Just one example of a potential technology that is clearly challenging the idea of a traditional academic experience—and how students learn in a virtual environment—is Mursion. This is a virtual training environment where professionals practice and master complex interpersonal skills to be effective in high-stakes careers such as education, psychology and counseling or social work. This virtual reality platform leverages a decade of research by the University of Central Florida and was fueled by funding by government and private philanthropy. The Bill and Melinda Gates Foundation underwrote the commercialization of the technology. While this was introduced at the 2015 ASU+GSV conference in Phoenix, three years later more traditional universities such as my current one are just starting to take a peek at such technology and working to overcome preconceived notions of a traditional academic mindset and challenging the way things have always been done. Mursion is but one example in sea of great technology innovations becoming available that can be used to reimagine the future of (and the future of the future of!) online learning. Leveraging those leaders who can see over the horizon and around the bend can help us explore new things.

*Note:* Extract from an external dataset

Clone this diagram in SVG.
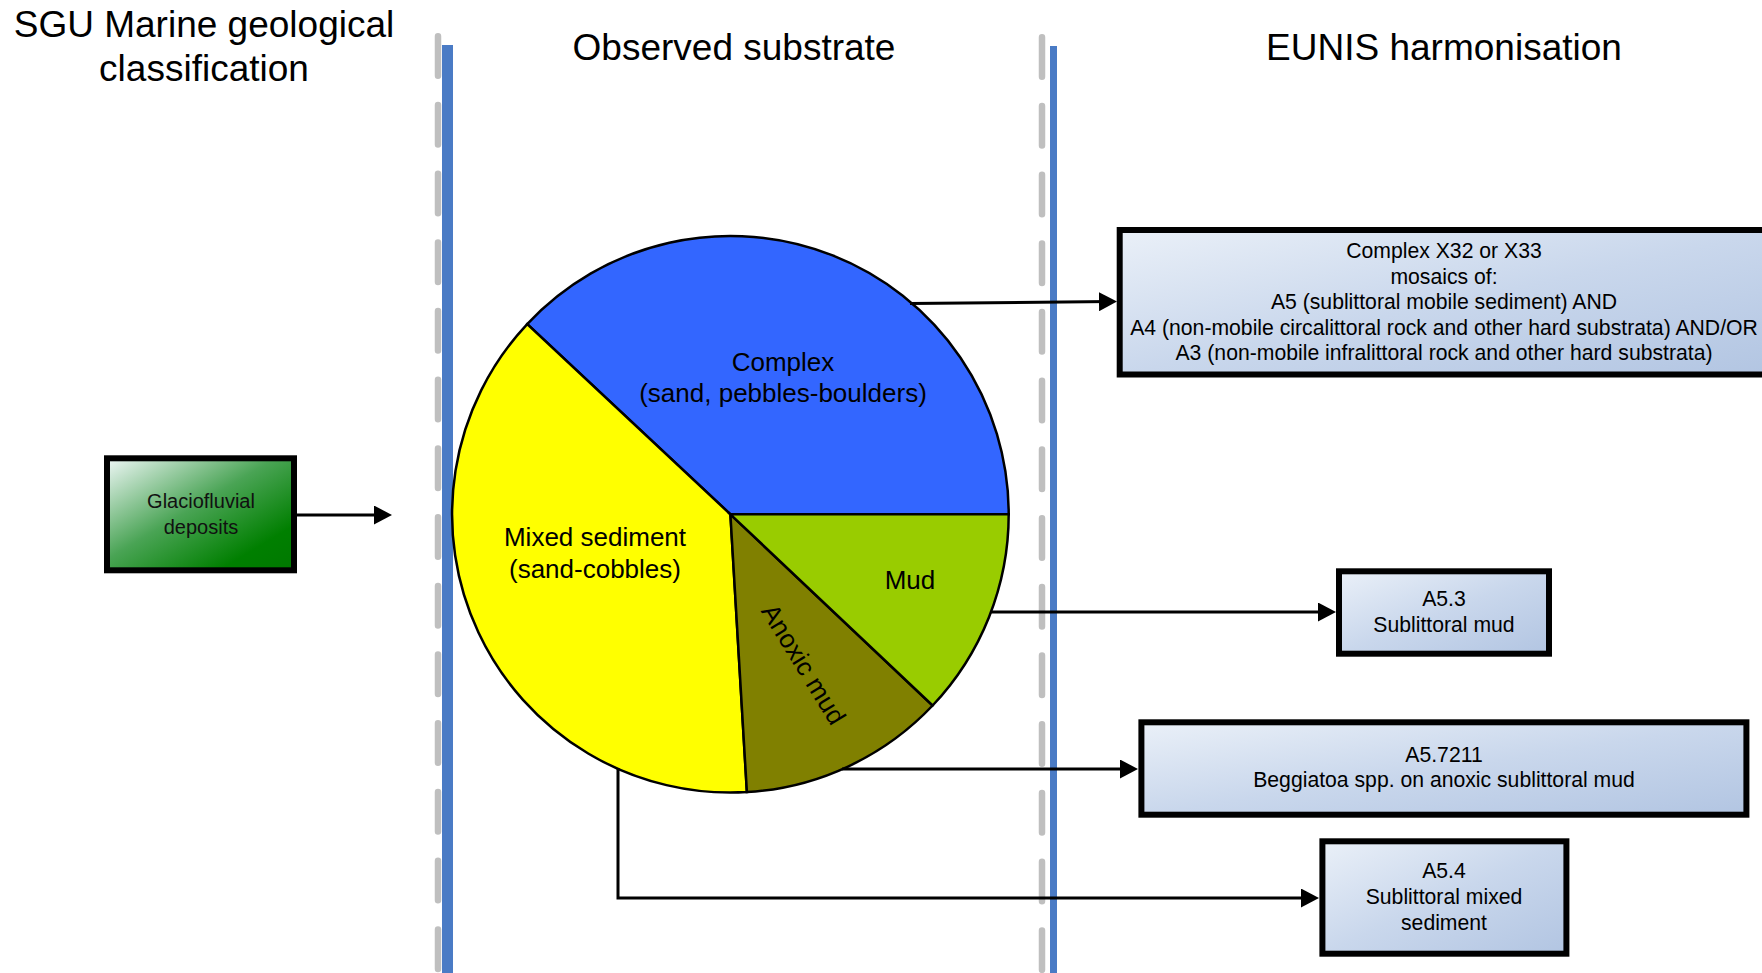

With all this in mind, I question how higher education communities might take a page out of the start-up book and fully embrace an entrepreneurial mindset, fuel innovation and really shake up the traditional academic model?  While this is happening in pockets that leverage a more entrepreneurial approach, underpinned by technology and keeping the student centric model always in focus, we still need more. By continuing to push the envelope we may be surprised by what the future may look like and it may end up looking nothing like today’s traditional or online models. In a world where young people turn to YouTube to learn what they need to know when they need to know it (and older folks for that matter), a digital experience is a given and disruption is happening all around us.

I encourage current educators to continue to challenge the current paradigms, question convention and question everything we think we know.

To solve these problems, collaboration is essential. By clearly identifying a shared goal and a problem to solve, institutions can partner in a way that can create new possibilities for all. Imagine instead of preaching about innovation and technology at all the wonderful Education and Technology conferences we all attend, we come together to solve a common problem over a few days in sort of a start-up incubator type of setting.

Leveraging the power of collaboration and the collective genius of the community (technology, investment, education, etc.), we could create many new possibilities for all. Disruptive innovation will be key to solving some of the biggest problems. While we don’t have all the solutions, continuing to be curious and ask “how might we” can help us continue to explore even more uncharted territory.